EXERCISE DESCRIPTION: Drop every picture. Then return, exactly, the lines from the beginning of the listing below through the one containing "3.96, 3.95, 3.94];".

DATASET SECTION:
━━━━━━━━━━━━━━━━━━━━━━━━━━━━━━

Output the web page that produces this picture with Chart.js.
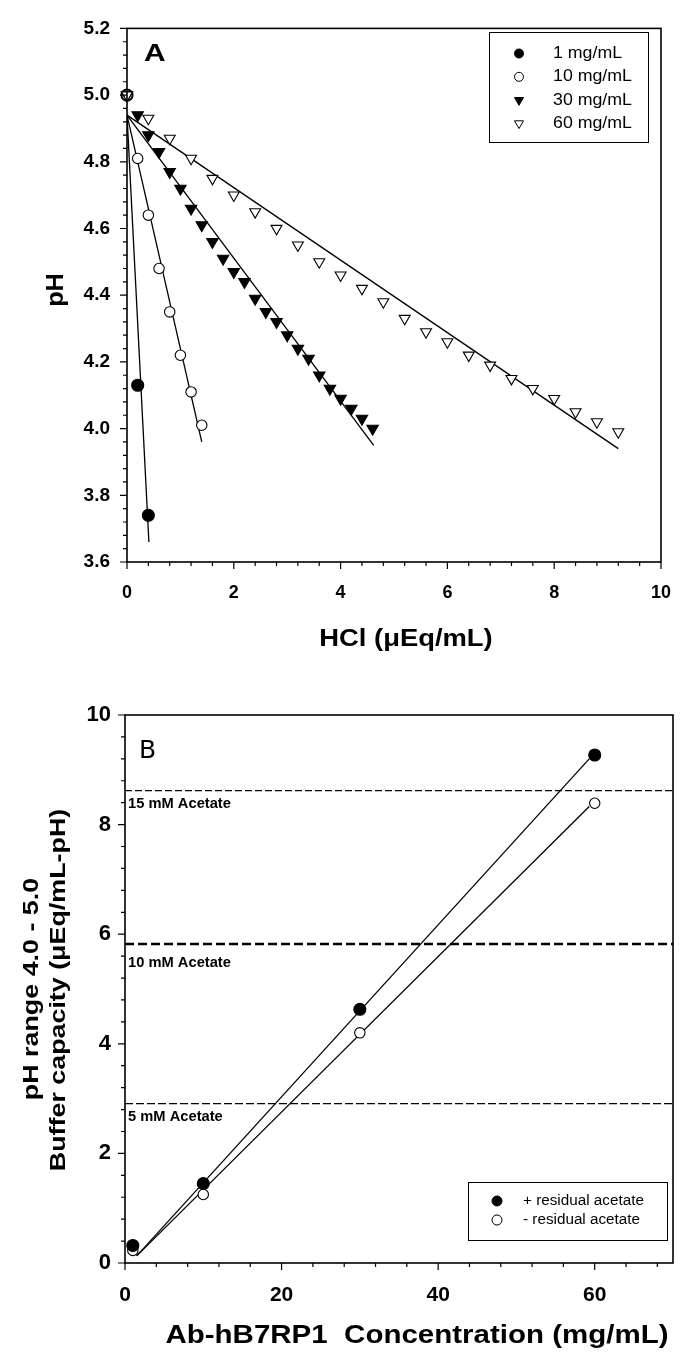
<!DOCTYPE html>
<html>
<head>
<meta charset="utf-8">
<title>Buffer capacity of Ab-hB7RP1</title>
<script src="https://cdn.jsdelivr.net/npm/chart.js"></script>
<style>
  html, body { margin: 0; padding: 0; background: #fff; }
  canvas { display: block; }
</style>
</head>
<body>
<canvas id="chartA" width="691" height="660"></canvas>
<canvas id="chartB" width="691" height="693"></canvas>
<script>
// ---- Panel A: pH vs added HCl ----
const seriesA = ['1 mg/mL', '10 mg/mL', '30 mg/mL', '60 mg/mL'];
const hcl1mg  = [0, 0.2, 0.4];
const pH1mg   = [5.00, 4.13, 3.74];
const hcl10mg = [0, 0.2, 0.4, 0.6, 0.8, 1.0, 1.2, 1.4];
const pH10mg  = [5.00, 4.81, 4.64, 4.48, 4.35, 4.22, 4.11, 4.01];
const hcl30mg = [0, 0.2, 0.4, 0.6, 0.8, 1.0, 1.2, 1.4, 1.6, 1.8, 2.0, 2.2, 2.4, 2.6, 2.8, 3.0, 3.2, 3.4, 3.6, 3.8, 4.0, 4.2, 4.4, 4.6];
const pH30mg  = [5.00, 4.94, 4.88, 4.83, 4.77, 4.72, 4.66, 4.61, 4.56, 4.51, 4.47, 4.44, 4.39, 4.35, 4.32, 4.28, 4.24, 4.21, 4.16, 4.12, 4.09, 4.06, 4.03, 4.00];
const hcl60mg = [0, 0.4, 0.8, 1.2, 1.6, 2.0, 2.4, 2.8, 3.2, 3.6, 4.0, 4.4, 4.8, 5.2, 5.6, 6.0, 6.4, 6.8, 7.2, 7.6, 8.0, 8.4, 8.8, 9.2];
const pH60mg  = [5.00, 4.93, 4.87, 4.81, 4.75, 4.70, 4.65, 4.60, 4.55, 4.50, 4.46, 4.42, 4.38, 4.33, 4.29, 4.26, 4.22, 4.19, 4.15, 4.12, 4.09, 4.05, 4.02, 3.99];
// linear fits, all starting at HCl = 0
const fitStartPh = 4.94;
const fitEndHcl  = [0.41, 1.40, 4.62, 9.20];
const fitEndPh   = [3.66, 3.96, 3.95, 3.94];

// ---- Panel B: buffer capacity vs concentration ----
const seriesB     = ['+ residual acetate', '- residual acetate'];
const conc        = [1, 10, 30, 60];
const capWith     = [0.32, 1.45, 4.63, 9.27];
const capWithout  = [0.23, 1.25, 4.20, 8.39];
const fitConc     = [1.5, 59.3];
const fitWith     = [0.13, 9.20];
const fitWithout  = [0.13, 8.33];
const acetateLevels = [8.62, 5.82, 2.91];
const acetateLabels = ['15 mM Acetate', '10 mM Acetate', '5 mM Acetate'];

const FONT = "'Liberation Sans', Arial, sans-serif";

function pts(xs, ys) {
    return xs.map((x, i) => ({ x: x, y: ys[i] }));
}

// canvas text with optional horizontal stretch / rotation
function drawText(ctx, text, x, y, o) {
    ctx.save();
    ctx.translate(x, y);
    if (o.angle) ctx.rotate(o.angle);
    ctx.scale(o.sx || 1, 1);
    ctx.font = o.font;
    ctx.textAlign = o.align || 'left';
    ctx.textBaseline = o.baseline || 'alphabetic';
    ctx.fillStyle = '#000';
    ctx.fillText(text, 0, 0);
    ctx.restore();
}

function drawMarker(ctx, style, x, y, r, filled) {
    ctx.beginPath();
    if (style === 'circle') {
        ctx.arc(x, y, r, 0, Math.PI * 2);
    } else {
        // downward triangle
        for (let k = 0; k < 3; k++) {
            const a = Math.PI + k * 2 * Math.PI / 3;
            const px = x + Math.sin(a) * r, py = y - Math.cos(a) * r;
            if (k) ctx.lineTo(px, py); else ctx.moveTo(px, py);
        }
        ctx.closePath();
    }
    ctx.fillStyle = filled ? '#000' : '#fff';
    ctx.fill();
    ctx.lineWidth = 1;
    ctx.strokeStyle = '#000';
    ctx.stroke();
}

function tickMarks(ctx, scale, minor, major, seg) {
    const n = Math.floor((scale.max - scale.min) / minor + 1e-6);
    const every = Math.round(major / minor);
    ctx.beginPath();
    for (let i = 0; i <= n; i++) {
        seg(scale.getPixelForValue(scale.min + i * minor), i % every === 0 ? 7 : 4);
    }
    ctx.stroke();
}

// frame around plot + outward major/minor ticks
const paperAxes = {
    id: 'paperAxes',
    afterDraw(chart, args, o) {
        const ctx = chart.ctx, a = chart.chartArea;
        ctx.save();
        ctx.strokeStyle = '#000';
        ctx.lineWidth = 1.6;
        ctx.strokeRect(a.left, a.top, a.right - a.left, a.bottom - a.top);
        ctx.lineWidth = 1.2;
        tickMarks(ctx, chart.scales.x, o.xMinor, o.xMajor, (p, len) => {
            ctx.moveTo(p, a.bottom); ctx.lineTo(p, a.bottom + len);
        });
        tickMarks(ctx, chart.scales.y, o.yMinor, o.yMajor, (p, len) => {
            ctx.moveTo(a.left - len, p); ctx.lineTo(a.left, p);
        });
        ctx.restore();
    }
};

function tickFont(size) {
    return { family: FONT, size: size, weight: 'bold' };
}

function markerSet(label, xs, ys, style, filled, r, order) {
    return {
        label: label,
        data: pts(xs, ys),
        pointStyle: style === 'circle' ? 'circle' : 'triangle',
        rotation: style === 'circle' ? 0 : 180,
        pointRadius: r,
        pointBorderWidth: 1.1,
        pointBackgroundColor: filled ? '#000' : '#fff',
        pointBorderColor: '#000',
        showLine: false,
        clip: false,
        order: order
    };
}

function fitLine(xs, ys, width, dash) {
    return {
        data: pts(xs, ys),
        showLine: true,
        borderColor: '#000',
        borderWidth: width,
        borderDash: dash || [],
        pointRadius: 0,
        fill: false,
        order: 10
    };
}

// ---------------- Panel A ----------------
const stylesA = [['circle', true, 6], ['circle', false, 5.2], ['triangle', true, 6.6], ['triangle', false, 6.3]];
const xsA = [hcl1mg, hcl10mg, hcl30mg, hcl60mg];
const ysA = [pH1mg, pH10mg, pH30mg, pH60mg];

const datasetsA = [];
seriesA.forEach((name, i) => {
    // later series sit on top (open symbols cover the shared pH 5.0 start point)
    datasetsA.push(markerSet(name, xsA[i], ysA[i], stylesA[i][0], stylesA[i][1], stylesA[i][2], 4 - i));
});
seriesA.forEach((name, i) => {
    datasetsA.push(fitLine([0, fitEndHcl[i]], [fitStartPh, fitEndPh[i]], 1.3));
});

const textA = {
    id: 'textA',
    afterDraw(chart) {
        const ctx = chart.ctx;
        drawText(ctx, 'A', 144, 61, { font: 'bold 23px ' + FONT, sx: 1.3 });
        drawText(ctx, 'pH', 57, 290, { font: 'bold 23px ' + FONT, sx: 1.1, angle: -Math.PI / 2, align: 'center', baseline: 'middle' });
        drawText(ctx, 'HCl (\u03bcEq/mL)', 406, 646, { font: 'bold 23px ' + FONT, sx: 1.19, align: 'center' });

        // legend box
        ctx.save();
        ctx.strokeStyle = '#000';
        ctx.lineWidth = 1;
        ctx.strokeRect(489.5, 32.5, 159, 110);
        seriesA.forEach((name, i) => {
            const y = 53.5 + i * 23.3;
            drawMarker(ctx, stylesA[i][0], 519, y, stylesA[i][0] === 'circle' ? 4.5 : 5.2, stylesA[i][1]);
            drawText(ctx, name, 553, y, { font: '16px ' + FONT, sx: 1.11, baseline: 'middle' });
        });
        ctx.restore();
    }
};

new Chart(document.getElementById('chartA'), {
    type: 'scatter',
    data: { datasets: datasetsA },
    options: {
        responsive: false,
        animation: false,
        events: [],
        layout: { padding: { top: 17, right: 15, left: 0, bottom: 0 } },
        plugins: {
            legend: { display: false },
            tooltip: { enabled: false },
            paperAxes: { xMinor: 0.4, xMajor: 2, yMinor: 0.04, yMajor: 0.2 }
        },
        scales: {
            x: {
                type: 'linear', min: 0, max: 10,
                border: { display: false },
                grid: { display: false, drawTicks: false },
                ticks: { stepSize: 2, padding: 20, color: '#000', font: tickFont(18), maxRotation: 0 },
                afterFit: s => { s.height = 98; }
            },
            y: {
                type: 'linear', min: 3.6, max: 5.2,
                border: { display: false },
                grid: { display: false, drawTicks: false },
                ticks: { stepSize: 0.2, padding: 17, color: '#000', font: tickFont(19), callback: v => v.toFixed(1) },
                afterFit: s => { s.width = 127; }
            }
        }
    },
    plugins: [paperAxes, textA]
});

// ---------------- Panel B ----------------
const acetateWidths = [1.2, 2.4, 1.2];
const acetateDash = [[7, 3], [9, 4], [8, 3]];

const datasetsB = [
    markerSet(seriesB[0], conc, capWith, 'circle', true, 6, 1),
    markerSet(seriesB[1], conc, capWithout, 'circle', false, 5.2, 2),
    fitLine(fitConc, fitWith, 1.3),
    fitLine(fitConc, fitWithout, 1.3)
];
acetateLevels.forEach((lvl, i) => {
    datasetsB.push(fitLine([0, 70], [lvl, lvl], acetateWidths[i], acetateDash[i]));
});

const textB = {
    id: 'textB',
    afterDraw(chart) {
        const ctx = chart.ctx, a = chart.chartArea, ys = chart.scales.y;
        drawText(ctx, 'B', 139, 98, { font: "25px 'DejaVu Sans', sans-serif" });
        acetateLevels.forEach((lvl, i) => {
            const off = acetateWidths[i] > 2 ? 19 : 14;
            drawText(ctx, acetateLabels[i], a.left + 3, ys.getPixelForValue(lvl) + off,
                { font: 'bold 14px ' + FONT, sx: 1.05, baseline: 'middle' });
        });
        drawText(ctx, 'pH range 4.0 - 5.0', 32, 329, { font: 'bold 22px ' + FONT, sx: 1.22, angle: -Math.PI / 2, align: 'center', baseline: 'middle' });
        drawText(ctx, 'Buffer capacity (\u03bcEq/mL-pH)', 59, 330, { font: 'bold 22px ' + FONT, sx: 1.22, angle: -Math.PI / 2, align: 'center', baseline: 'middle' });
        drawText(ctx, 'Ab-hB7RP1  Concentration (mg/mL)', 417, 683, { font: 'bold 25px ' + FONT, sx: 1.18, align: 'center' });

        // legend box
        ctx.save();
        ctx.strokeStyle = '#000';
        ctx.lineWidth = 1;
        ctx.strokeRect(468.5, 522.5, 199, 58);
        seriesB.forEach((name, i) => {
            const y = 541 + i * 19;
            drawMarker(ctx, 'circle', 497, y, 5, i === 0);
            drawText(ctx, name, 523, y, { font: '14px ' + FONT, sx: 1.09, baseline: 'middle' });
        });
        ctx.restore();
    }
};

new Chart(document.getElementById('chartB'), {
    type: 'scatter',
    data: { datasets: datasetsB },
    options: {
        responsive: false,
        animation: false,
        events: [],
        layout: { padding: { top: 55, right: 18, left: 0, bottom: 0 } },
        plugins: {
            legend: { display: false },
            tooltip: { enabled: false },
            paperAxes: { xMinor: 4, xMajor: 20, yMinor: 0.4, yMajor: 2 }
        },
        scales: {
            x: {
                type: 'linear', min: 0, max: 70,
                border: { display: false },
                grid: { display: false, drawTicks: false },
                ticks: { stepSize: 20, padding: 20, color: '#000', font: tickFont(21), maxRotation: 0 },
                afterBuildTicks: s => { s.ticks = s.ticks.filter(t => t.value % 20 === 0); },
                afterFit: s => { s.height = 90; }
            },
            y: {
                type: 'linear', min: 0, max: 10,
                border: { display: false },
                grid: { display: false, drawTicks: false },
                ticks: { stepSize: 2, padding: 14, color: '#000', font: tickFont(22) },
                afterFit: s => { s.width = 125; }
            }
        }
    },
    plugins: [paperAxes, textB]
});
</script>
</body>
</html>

━━━━━━━━━━━━━━━━━━━━━━━━━━━━━━

SOLUTION BELOW:
Output the web page that produces this picture with Chart.js.
<!DOCTYPE html>
<html>
<head>
<meta charset="utf-8">
<title>Buffer capacity of Ab-hB7RP1</title>
<script src="https://cdn.jsdelivr.net/npm/chart.js"></script>
<style>
  html, body { margin: 0; padding: 0; background: #fff; }
  canvas { display: block; }
</style>
</head>
<body>
<canvas id="chartA" width="691" height="660"></canvas>
<canvas id="chartB" width="691" height="693"></canvas>
<script>
// ---- Panel A: pH vs added HCl ----
const seriesA = ['1 mg/mL', '10 mg/mL', '30 mg/mL', '60 mg/mL'];
const hcl1mg  = [0, 0.2, 0.4];
const pH1mg   = [5.00, 4.13, 3.74];
const hcl10mg = [0, 0.2, 0.4, 0.6, 0.8, 1.0, 1.2, 1.4];
const pH10mg  = [5.00, 4.81, 4.64, 4.48, 4.35, 4.22, 4.11, 4.01];
const hcl30mg = [0, 0.2, 0.4, 0.6, 0.8, 1.0, 1.2, 1.4, 1.6, 1.8, 2.0, 2.2, 2.4, 2.6, 2.8, 3.0, 3.2, 3.4, 3.6, 3.8, 4.0, 4.2, 4.4, 4.6];
const pH30mg  = [5.00, 4.94, 4.88, 4.83, 4.77, 4.72, 4.66, 4.61, 4.56, 4.51, 4.47, 4.44, 4.39, 4.35, 4.32, 4.28, 4.24, 4.21, 4.16, 4.12, 4.09, 4.06, 4.03, 4.00];
const hcl60mg = [0, 0.4, 0.8, 1.2, 1.6, 2.0, 2.4, 2.8, 3.2, 3.6, 4.0, 4.4, 4.8, 5.2, 5.6, 6.0, 6.4, 6.8, 7.2, 7.6, 8.0, 8.4, 8.8, 9.2];
const pH60mg  = [5.00, 4.93, 4.87, 4.81, 4.75, 4.70, 4.65, 4.60, 4.55, 4.50, 4.46, 4.42, 4.38, 4.33, 4.29, 4.26, 4.22, 4.19, 4.15, 4.12, 4.09, 4.05, 4.02, 3.99];
// linear fits, all starting at HCl = 0
const fitStartPh = 4.94;
const fitEndHcl  = [0.41, 1.40, 4.62, 9.20];
const fitEndPh   = [3.66, 3.96, 3.95, 3.94];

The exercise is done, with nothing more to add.